* WHAT YOU ARE ASKED TO DO: Write out, word for word, the stretch of lines beginning at the one with "Write the React, TypeScript" and ending at the one with "const wavelengthStart = 300;", omitting the images.

* PROVIDED INFORMATION:
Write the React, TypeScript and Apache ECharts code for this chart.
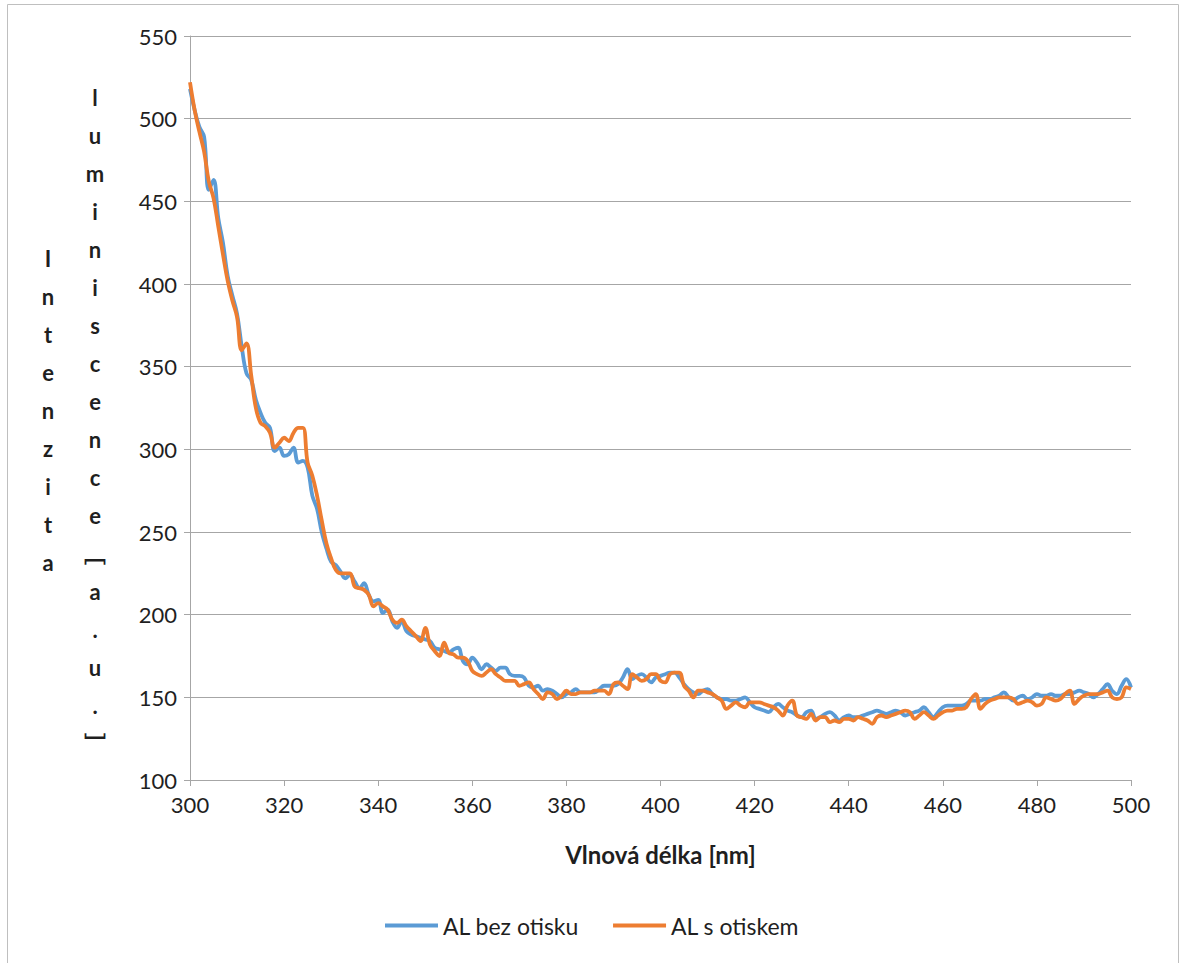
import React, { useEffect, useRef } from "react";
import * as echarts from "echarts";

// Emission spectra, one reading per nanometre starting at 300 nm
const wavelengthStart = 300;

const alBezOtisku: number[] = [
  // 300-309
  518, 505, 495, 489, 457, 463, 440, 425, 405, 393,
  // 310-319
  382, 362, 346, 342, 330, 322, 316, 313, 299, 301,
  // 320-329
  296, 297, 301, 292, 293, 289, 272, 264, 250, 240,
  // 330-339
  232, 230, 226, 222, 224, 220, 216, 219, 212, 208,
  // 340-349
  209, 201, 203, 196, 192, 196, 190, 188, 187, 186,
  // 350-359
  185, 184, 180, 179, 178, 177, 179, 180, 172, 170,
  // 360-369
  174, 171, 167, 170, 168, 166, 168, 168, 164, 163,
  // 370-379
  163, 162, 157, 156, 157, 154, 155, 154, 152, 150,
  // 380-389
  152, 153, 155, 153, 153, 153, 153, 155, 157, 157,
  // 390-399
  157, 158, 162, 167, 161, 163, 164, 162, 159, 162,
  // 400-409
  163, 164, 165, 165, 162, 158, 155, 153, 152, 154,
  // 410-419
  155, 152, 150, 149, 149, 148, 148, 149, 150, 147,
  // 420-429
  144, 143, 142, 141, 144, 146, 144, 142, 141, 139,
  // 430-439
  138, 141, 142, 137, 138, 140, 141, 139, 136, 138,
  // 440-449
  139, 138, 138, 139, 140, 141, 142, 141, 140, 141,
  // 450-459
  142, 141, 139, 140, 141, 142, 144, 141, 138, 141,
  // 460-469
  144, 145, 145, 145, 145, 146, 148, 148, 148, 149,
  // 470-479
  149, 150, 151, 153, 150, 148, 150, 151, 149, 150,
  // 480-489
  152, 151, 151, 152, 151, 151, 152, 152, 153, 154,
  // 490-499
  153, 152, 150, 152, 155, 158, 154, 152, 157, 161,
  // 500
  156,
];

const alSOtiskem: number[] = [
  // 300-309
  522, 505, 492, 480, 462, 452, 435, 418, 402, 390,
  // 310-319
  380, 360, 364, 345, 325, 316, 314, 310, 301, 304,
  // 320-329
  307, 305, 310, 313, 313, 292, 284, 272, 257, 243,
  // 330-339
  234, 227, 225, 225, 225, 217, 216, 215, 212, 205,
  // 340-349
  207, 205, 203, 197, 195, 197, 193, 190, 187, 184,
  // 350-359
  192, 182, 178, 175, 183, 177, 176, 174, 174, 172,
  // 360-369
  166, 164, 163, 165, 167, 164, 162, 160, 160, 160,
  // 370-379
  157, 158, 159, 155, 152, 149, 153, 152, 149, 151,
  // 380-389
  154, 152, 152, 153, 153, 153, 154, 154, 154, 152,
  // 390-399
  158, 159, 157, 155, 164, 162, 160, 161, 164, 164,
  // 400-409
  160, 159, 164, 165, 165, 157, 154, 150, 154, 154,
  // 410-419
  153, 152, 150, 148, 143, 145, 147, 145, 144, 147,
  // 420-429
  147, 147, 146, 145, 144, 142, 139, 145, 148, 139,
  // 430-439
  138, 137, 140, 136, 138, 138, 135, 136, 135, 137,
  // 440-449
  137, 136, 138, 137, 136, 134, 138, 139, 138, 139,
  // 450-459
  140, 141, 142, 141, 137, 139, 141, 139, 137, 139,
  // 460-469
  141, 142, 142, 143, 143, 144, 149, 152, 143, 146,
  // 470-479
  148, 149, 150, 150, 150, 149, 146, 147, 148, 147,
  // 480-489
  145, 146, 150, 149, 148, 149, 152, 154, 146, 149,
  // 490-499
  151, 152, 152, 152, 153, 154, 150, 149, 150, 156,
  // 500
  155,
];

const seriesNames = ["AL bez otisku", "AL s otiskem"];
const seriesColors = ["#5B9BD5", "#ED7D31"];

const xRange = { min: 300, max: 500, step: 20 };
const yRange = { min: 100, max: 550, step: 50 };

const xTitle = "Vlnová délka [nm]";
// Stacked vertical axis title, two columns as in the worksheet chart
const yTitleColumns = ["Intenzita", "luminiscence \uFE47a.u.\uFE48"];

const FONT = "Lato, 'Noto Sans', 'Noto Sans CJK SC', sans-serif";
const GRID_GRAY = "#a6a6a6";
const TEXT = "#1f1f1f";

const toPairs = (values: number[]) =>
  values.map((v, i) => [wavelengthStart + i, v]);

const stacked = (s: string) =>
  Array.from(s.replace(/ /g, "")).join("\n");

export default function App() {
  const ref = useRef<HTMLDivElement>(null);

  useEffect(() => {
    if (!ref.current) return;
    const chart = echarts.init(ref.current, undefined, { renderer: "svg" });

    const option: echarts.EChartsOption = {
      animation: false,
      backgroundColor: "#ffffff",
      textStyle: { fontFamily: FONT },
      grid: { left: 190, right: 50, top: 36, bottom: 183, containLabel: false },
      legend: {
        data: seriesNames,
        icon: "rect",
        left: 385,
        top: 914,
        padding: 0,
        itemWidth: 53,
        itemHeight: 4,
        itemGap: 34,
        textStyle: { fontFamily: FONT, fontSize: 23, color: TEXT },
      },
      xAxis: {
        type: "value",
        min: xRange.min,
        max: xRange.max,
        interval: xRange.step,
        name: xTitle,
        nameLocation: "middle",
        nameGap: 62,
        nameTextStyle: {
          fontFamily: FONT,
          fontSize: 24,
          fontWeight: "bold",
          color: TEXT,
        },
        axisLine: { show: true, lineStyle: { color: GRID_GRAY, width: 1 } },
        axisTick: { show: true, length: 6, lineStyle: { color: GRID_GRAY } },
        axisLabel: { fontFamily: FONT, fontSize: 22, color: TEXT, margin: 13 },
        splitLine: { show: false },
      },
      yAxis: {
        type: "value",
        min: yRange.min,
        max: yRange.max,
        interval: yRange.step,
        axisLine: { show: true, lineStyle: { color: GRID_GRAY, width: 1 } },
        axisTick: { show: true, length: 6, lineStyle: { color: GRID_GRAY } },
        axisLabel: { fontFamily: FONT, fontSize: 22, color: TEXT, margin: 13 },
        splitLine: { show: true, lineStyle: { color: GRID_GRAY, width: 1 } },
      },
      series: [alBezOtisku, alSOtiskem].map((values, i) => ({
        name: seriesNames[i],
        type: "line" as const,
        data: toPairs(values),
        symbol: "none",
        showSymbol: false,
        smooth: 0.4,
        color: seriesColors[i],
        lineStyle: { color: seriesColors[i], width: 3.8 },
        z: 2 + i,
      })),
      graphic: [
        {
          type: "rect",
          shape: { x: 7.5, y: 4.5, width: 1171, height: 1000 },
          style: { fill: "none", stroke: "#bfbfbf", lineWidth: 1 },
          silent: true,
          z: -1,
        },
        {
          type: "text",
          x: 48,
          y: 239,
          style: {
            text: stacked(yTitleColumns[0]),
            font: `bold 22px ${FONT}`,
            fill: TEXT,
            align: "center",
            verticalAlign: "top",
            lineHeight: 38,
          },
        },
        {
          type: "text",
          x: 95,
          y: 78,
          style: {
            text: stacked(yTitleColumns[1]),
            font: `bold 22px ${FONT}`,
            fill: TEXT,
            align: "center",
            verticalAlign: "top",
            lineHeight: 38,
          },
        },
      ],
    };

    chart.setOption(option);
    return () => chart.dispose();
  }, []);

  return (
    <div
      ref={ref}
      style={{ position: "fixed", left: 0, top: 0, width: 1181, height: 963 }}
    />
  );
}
* * *
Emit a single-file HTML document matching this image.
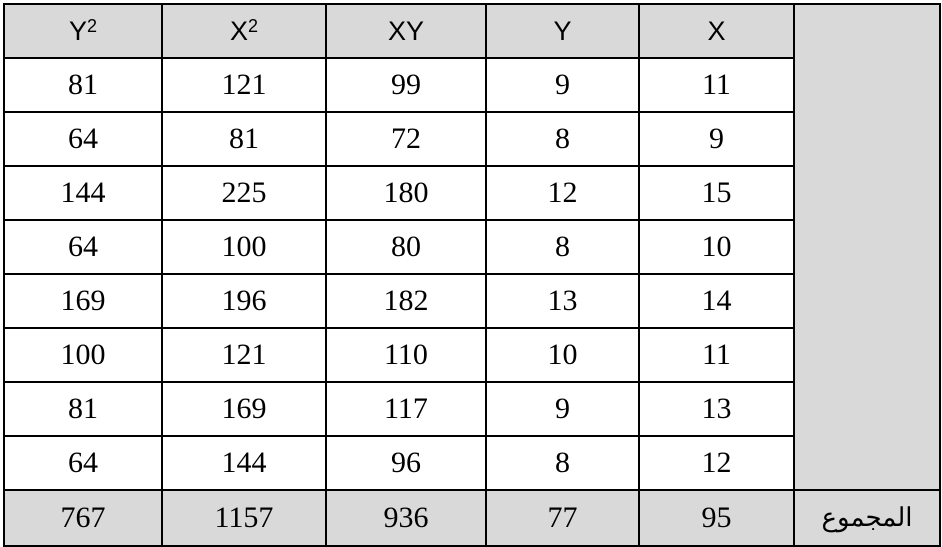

* OUTPUT FOR THIS TASK:
Write the React, TypeScript and Apache ECharts code for this chart.
import React, { useEffect, useRef } from "react";
import * as echarts from "echarts";

// Emission spectra, one reading per nanometre starting at 300 nm
const wavelengthStart = 300;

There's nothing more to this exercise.